28 Haziran 2013 Cuma

Sadece, dile.

Hiç bitmeyen şarkılar olsa mesela, içinde kendimizi bulduğumuz. Hayatı ölçüp biçtiğimiz, üstümüze en çok yakışan şeklini giydiğimiz.

Hiç bitmeyen yollar olmalı mesela. Dolambaçlı ya da düz fark etmez, sıcak veya soğuk gittiğimiz yer de. Yol olsun, basıp gidelim. Kaçmak için değil, gitmek için sadece. Farkı fark etmek için biraz.

Akışının durduğu anlar olmalı zamanın. Sevdiğimiz anlarda mesela. Ve delicesine akıp da gitmeli keder etrafımızı sardığında.

Aşk gerekli bize, en içimizden gelen. Çıldırmışçasına, damarlarımızda duramayan kanımızla birlikte.

Bir de insanlar olmalı çevremizde. Hiç değişmeyen değil, değişmeyen  tek şeyin değişimin ta kendisi olduğunu bilerek yaşayan insanlardan bahsediyorum.

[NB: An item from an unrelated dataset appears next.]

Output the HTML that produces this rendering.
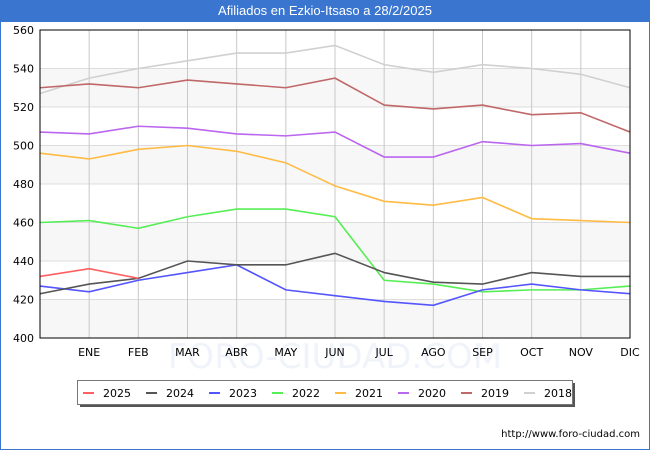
<!DOCTYPE html>
<html><head><meta charset="utf-8"><style>
body{margin:0;width:650px;height:450px;overflow:hidden;background:#fff;font-family:"Liberation Sans","DejaVu Sans",sans-serif;}
#frame{position:absolute;left:0;top:0;width:648px;height:448px;border:1px solid #3a75d0;}
#title{position:absolute;left:0;top:0;width:650px;height:22px;background:#3a75d0;color:#fff;font-size:13px;text-align:center;line-height:22px;}
svg text{font-family:"DejaVu Sans","Liberation Sans",sans-serif;font-size:11px;fill:#000;}
</style></head><body>
<div id="frame"></div>
<div id="title">Afiliados en Ezkio-Itsaso a 28/2/2025</div>
<svg id="chart" width="650" height="450" style="position:absolute;left:0;top:0"></svg>
<script>
const categories=["","ENE","FEB","MAR","ABR","MAY","JUN","JUL","AGO","SEP","OCT","NOV","DIC"];
const yTicks=[400,420,440,460,480,500,520,540,560];
const seriesNames=["2025","2024","2023","2022","2021","2020","2019","2018"];
const seriesColors=["#ff6060","#555555","#5555ff","#55ee55","#ffbb44","#bb66ee","#c06868","#d0d0d0"];
const s2025=[432,436,431];
const s2024=[423,428,431,440,438,438,444,434,429,428,434,432,432];
const s2023=[427,424,430,434,438,425,422,419,417,425,428,425,423];
const s2022=[460,461,457,463,467,467,463,430,428,424,425,425,427];
const s2021=[496,493,498,500,497,491,479,471,469,473,462,461,460];
const s2020=[507,506,510,509,506,505,507,494,494,502,500,501,496];
const s2019=[530,532,530,534,532,530,535,521,519,521,516,517,507];
const s2018=[527,535,540,544,548,548,552,542,538,542,540,537,530];
const seriesData=[s2025,s2024,s2023,s2022,s2021,s2020,s2019,s2018];
const X0=40,X1=630,Y0=30,Y1=338,YMIN=400,YMAX=560;
const xs=i=>X0+i*(X1-X0)/12;
const ys=v=>Y1-(v-YMIN)*(Y1-Y0)/(YMAX-YMIN);
const svg=document.getElementById('chart');
const NS='http://www.w3.org/2000/svg';
function mk(t,a){const e=document.createElementNS(NS,t);for(const k in a)e.setAttribute(k,a[k]);svg.appendChild(e);return e;}
for(let i=0;i<yTicks.length-1;i++){
  if(i%2===0){const b=mk('rect',{x:X0,y:ys(yTicks[i+1]),width:X1-X0,height:ys(yTicks[i])-ys(yTicks[i+1]),fill:'#f7f7f7'});
  
  }
}
yTicks.forEach(v=>{
  const l=mk('line',{x1:X0,x2:X1,y1:ys(v),y2:ys(v),stroke:'#dddddd','stroke-width':1});
  
  
  const t=mk('text',{x:X0-6,y:ys(v)+4,'text-anchor':'end'});t.textContent=v;
  
  
});
const wm=mk('text',{x:335,y:368,'text-anchor':'middle',style:'font-size:34px;fill:#f1f3fb'});wm.textContent='FORO-CIUDAD.COM';


categories.forEach((c,i)=>{
  if(i===0)return;
  const l=mk('line',{x1:xs(i),x2:xs(i),y1:Y0,y2:Y1,stroke:'#c8c8c8','stroke-width':1});
  
  
  const t=mk('text',{x:xs(i),y:Y1+18,'text-anchor':'middle'});t.textContent=c;
  
  
});
for(let s=seriesData.length-1;s>=0;s--){
  const pts=seriesData[s].map((v,i)=>xs(i)+','+ys(v)).join(' ');
  const p=mk('polyline',{points:pts,fill:'none',stroke:seriesColors[s],'stroke-width':1.6});
  
  
}
const ax=mk('rect',{x:X0,y:Y0,width:X1-X0,height:Y1-Y0,fill:'none',stroke:'#000','stroke-width':1});


const sh=mk('rect',{x:80,y:383,width:495,height:24,fill:'#555'});


const lb=mk('rect',{x:77.5,y:380.5,width:495,height:24,fill:'#fff',stroke:'#777'});


seriesNames.forEach((n,i)=>{
  const x=83+i*63;
  const m=mk('line',{x1:x,x2:x+11,y1:393,y2:393,stroke:seriesColors[i],'stroke-width':2});
  
  
  const t=mk('text',{x:x+20,y:397});t.textContent=n;
  
  
});
const u=mk('text',{x:640,y:437,'text-anchor':'end',style:'font-size:10px'});u.textContent='http://www.foro-ciudad.com';


</script>
</body></html>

Onların yanında, yaşadığımızı hissederek başlamalıyız güne. Nasıl bir güne uyandığımızı bilmeliyiz. Hatta bu insanlar, bazı anlarda yaşama sebebimiz bile olabilmeli.

Beş küçük paragraf yazmışım, hayatımdaki eksikliklerden de yola çıkarak. Çok da küçük bir kısmı ifade ettiği şüphesiz. O kadar çok şey var ki olması gereken. Yaşamak için, hissetmek için... Ama. Amadan öncesi hiçbir şey ifade etmiyor değil mi? Yani diyorum, çoğu zaman, olmuyor.

Çünkü çoğu zaman aranılan şey bulunmuyor, dilenen şeyler ise gerçekleşmiyor. Ama insan, inadına çabalıyor. İnadına iyi kötü bir şeyler hissetmenin peşindeyiz hepimiz. Tabi öncesinde bir hissizlik durumu var.

Ama sonra, bir şeyler oluyor. Değişiyor. Sen değişiyorsun. Diliyorsun, bu sayede deniyorsun. O bir şeyleri değiştirmeye uğraşıyorsun en azından. Şansın yaver giderse tabi.

Hayatın hepimize adil davranması dileğiyle.